Algunos analistas pro-Kremlin han llegado a sugerir que el envenenamiento de Litvinenko y el asesinato de la periodista no son más que provocaciones orquestadas por la oposición, incluido el propio Boris Berezovsky, para desacreditar a la elite dirigente del Kremlin. Pero resulta difícil pensar en Berezovsky tratando de eliminar a su más cercano colaborador en Londres. Por vil que pudiera ser, no está loco.
Las explosiones de 1999 en Moscú fueron un reflejo de las luchas por el poder entre la elite gobernante rusa. Los actuales asesinatos e intentos de asesinato no parecen tener una naturaleza muy distinta. Ni Putin ni Berezovsky contratarían tales asesinatos, pues tanto para uno como para el otro el peligro que supone la posibilidad de reacciones en cadena es más importante que el valor de eventuales beneficios derivados de tales acciones.
Lo que creo que no hay que desatender es el hecho de que existe otro tipo de actores que operan a otro nivel y que, con sus propios métodos, persiguen otro tipo de objetivos. De hecho, la intensificación de la lucha por el poder es el resultado de su actividad.
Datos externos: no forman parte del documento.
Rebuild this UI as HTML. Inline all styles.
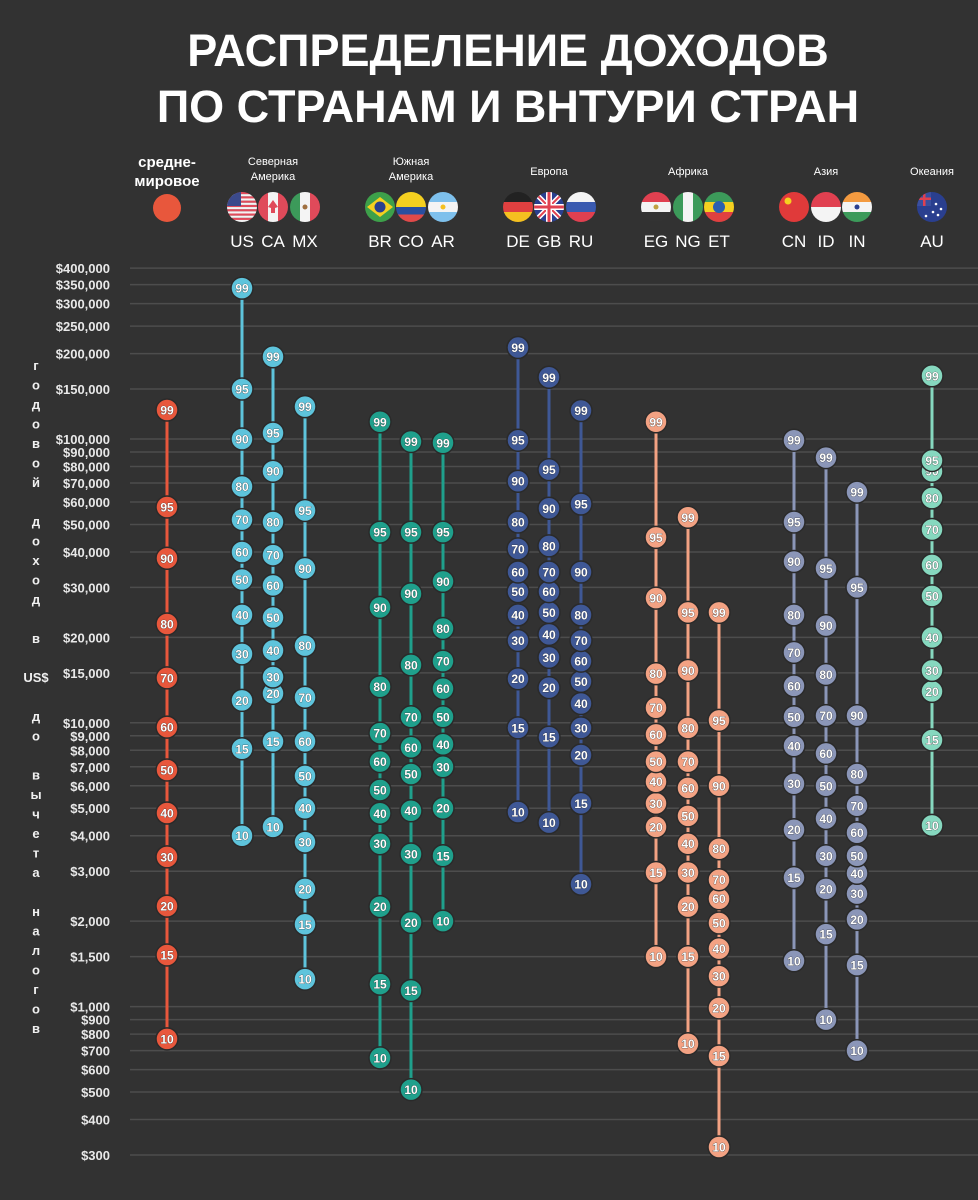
<!DOCTYPE html>
<html><head><meta charset="utf-8">
<style>
html,body{margin:0;padding:0;background:#323232;}
body{width:978px;height:1200px;overflow:hidden;font-family:"Liberation Sans","Noto Sans CJK SC",sans-serif;}
svg{display:block}
</style></head>
<body>
<svg id="chart" width="978" height="1200" viewBox="0 0 978 1200" xmlns="http://www.w3.org/2000/svg">
<rect width="978" height="1200" fill="#323232"/>
<text x="508" y="66" text-anchor="middle" fill="#fff" font-weight="bold" font-size="45" font-family="Liberation Sans, sans-serif">РАСПРЕДЕЛЕНИЕ ДОХОДОВ</text>
<text x="508" y="122" text-anchor="middle" fill="#fff" font-weight="bold" font-size="45" font-family="Liberation Sans, sans-serif">ПО СТРАНАМ И ВНТУРИ СТРАН</text>
<g id="grid"></g><g id="ylabels"></g><g id="ytitle"></g><g id="header"></g><g id="series"></g>
</svg>
<script>
const ticks=[400000,350000,300000,250000,200000,150000,100000,90000,80000,70000,60000,50000,40000,30000,20000,15000,10000,9000,8000,7000,6000,5000,4000,3000,2000,1500,1000,900,800,700,600,500,400,300];
const percentiles=[10,15,20,30,40,50,60,70,80,90,95,99];
const world=[770,1520,2260,3370,4810,6820,9660,14400,22300,38000,57600,126500];
const US=[4000,8100,12000,17500,24000,32000,40000,52000,68000,100000,150000,340000];
const CA=[4300,8600,12700,14500,18000,23500,30500,39000,51000,77000,105000,195000];
const MX=[1250,1950,2600,3800,5000,6500,8600,12300,18700,35000,56000,130000];
const BR=[660,1200,2250,3750,4800,5800,7300,9200,13400,25500,47000,115000];
const CO=[510,1140,1980,3450,4900,6600,8200,10500,16000,28500,47000,98000];
const AR=[2000,3400,5000,7000,8400,10500,13200,16500,21500,31500,47000,97000];
const DE=[4850,9600,14300,19500,24000,29000,34000,41000,51000,71000,99000,210000];
const GB=[4450,8900,13300,17000,20500,24500,29000,34000,42000,57000,78000,165000];
const RU=[2700,5200,7700,9600,11700,14000,16500,19500,24000,34000,59000,126000];
const EG=[1500,2970,4300,5200,6200,7300,9100,11300,14900,27500,45000,115000];
const NG=[740,1500,2250,2970,3750,4700,5900,7300,9600,15300,24500,53000];
const ET=[320,670,990,1280,1600,1970,2400,2800,3600,6000,10200,24500];
const CN=[1450,2850,4200,6100,8300,10500,13500,17700,24000,37000,51000,99000];
const ID=[900,1800,2600,3400,4600,6000,7800,10600,14800,22000,35000,86000];
const IN=[700,1400,2030,2500,2950,3400,4100,5100,6600,10600,30000,65000];
const AU=[4350,8700,12900,15300,20000,28000,36000,48000,62000,77000,84000,167000];
const ytitleChars=["г","о","д","о","в","о","й","","д","о","х","о","д","","в","","US$","","д","о","","в","ы","ч","е","т","а","","н","а","л","о","г","о","в"];

const NS="http://www.w3.org/2000/svg";
function mk(tag,attrs,parent){const e=document.createElementNS(NS,tag);for(const k in attrs)e.setAttribute(k,attrs[k]);if(parent)parent.appendChild(e);return e;}
function y(v){return 1155-(Math.log10(v)-Math.log10(300))*283.8;}
function fmt(v){return "$"+v.toLocaleString("en-US");}

const grid=document.getElementById("grid"),yl=document.getElementById("ylabels");
ticks.forEach(t=>{
  const l=mk("line",{x1:130,x2:978,y1:y(t),y2:y(t),stroke:"#4d4d4d","stroke-width":1.5},grid);
  
  
  const tx=mk("text",{x:110,y:y(t)+5,"text-anchor":"end",fill:"#e8e8e8","font-size":13,"font-weight":"bold"},yl);
  tx.textContent=fmt(t);
  
  
});
const yt=document.getElementById("ytitle");
ytitleChars.forEach((c,i)=>{
  if(!c)return;
  const t=mk("text",{x:36,y:365+i*19.5+5,"text-anchor":"middle",fill:"#f0f0f0","font-size":13,"font-weight":"bold"},yt);
  t.textContent=c;
  
  
});

const hdr=document.getElementById("header");
function txt(x,yy,s,size,bold,name){const t=mk("text",{x:x,y:yy,"text-anchor":"middle",fill:"#fff","font-size":size,"font-weight":bold?"bold":"normal"},hdr);t.textContent=s;return t;}
txt(167,167,"средне-",15,true,"world-label");
txt(167,186,"мировое",15,true,"world-label");
const wc=mk("circle",{cx:167,cy:208,r:14,fill:"#e8573c"},hdr);


const regions=[["Северная","Америка",273],["Южная","Америка",411],["Европа","",549],["Африка","",688],["Азия","",826],["Океания","",932]];
regions.forEach(r=>{
  if(r[1]){txt(r[2],165,r[0],11,false,"region-label");txt(r[2],180,r[1],11,false,"region-label");}
  else txt(r[2],175,r[0],11,false,"region-label");
});
let fid=0;
function flag(cx,code){
  const id="c"+(fid++);
  const g=mk("g",{},hdr);
  
  
  const cp=mk("clipPath",{id:id},g);mk("circle",{cx:cx,cy:207,r:15},cp);
  const f=mk("g",{"clip-path":"url(#"+id+")"},g);
  const x0=cx-15,y0=192;
  const R=(x,yy,w,h,c)=>mk("rect",{x:x0+x,y:y0+yy,width:w,height:h,fill:c},f);
  const H=(cols)=>cols.forEach((c,i)=>R(0,i*30/cols.length,30,30/cols.length+0.5,c));
  const V=(cols)=>cols.forEach((c,i)=>R(i*30/cols.length,0,30/cols.length+0.5,30,c));
  switch(code){
    case"US":for(let i=0;i<7;i++)R(0,i*4.3,30,2.2,"#e04a5a");R(0,2.2,30,0,"#fff");
      for(let i=0;i<7;i++)R(0,i*4.3+2.15,30,2.15,"#f4f4f4");R(0,0,14,14,"#3b4a8c");break;
    case"CA":V(["#e04a5a","#f4f4f4","#e04a5a"]);mk("polygon",{points:`${cx},200 ${cx+5},207 ${cx+2},208 ${cx+2},213 ${cx-2},213 ${cx-2},208 ${cx-5},207`,fill:"#e04a5a"},f);break;
    case"MX":V(["#3c9a5a","#f4f4f4","#e04a5a"]);mk("circle",{cx:cx,cy:207,r:2.5,fill:"#a07040"},f);break;
    case"BR":R(0,0,30,30,"#3da04a");mk("polygon",{points:`${cx-13},207 ${cx},197 ${cx+13},207 ${cx},217`,fill:"#f5d020"},f);mk("circle",{cx:cx,cy:207,r:5.5,fill:"#2a3f8f"},f);break;
    case"CO":R(0,0,30,15,"#f5d020");R(0,15,30,8,"#2a4fa0");R(0,22.5,30,7.5,"#e04a4a");break;
    case"AR":H(["#7ec0ec","#f4f4f4","#7ec0ec"]);mk("circle",{cx:cx,cy:207,r:2.5,fill:"#f5c020"},f);break;
    case"DE":H(["#222","#e04040","#f5c020"]);break;
    case"GB":R(0,0,30,30,"#2a3f8f");mk("path",{d:`M${x0} ${y0}L${x0+30} ${y0+30}M${x0+30} ${y0}L${x0} ${y0+30}`,stroke:"#fff","stroke-width":5},f);
      mk("path",{d:`M${x0} ${y0}L${x0+30} ${y0+30}M${x0+30} ${y0}L${x0} ${y0+30}`,stroke:"#e04050","stroke-width":2},f);
      R(12,0,6,30,"#fff");R(0,12,30,6,"#fff");R(13.5,0,3,30,"#e04050");R(0,13.5,30,3,"#e04050");break;
    case"RU":H(["#f4f4f4","#3a5ab0","#e04050"]);break;
    case"EG":H(["#e04050","#f4f4f4","#333"]);mk("circle",{cx:cx,cy:207,r:2.5,fill:"#c0a040"},f);break;
    case"NG":V(["#3c9a5a","#f4f4f4","#3c9a5a"]);break;
    case"ET":H(["#3c9a5a","#f5d020","#e04040"]);mk("circle",{cx:cx,cy:207,r:6,fill:"#2a5fb0"},f);break;
    case"CN":R(0,0,30,30,"#e03a3a");mk("circle",{cx:cx-6,cy:201,r:3.5,fill:"#f5d020"},f);break;
    case"ID":H(["#e04050","#f4f4f4"]);break;
    case"IN":H(["#f39a40","#f4f4f4","#3c9a5a"]);mk("circle",{cx:cx,cy:207,r:2.5,fill:"#2a3f8f"},f);break;
    case"AU":R(0,0,30,30,"#2a3f8f");R(0,0,14,14,"#3a4f9f");R(6,0,2.5,14,"#e04050");R(0,5.5,14,2.5,"#e04050");
      [[8,8],[6,-3],[11,2],[3,5],[-4,9]].forEach(p=>mk("circle",{cx:cx+p[0]-2,cy:207+p[1],r:1.3,fill:"#fff"},f));break;
  }
  txt(cx,247,code,17,false,"country-code-"+code.toLowerCase());
}

const countries=[
 ["world",167,world,"#e8573c"],
 ["US",242,US,"#5ec4dc"],["CA",273,CA,"#5ec4dc"],["MX",305,MX,"#5ec4dc"],
 ["BR",380,BR,"#1fa08c"],["CO",411,CO,"#1fa08c"],["AR",443,AR,"#1fa08c"],
 ["DE",518,DE,"#3f5896"],["GB",549,GB,"#3f5896"],["RU",581,RU,"#3f5896"],
 ["EG",656,EG,"#f3a283"],["NG",688,NG,"#f3a283"],["ET",719,ET,"#f3a283"],
 ["CN",794,CN,"#8b96b8"],["ID",826,ID,"#8b96b8"],["IN",857,IN,"#8b96b8"],
 ["AU",932,AU,"#86d8bf"]];
const ser=document.getElementById("series");
countries.forEach(c=>{
  const [code,x,vals,col]=c;
  if(code!=="world")flag(x,code);
  const g=mk("g",{},ser);
  
  
  const ln=mk("line",{x1:x,x2:x,y1:y(Math.max(...vals)),y2:y(Math.min(...vals)),stroke:col,"stroke-width":3},g);
  
  
  vals.forEach((v,i)=>{
    const m=mk("g",{},g);
    
    
    mk("circle",{cx:x,cy:y(v),r:11,fill:col,stroke:"#2a2a2a","stroke-width":1.5},m);
    const t=mk("text",{x:x,y:y(v)+4.5,"text-anchor":"middle",fill:"#fff","font-size":12,"font-weight":"bold",stroke:"#333","stroke-width":0.6,"paint-order":"stroke"},m);
    t.textContent=percentiles[i];
  });
});
</script>
</body></html>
Nótese que cuanto más inestable sea la situación en el país, mayor será el espacio para cambios drásticos en la vida política del mismo. Y erosionar la posición de Rusia en el mundo permitirá a las elites políticas mantener su control sobre el nuevo presidente, que –conviene recordarlo- será elegido el próximo año. De lo que se trata, pues, es de lograr, en la mayor medida de lo posible, convertirlo en rehén de aquellos que lo aúpen al poder.
Ardides sucios y ruinosos, pues, harán del sucesor de Putin alguien dependiente de fuerzas ajenas al control del Kremlin. El Gran Juego está en marcha. Y lo que está precisamente en juego no es el puesto de Presidente, sino la capacidad de control y de influencia sobre quien sea que ocupe dicho puesto.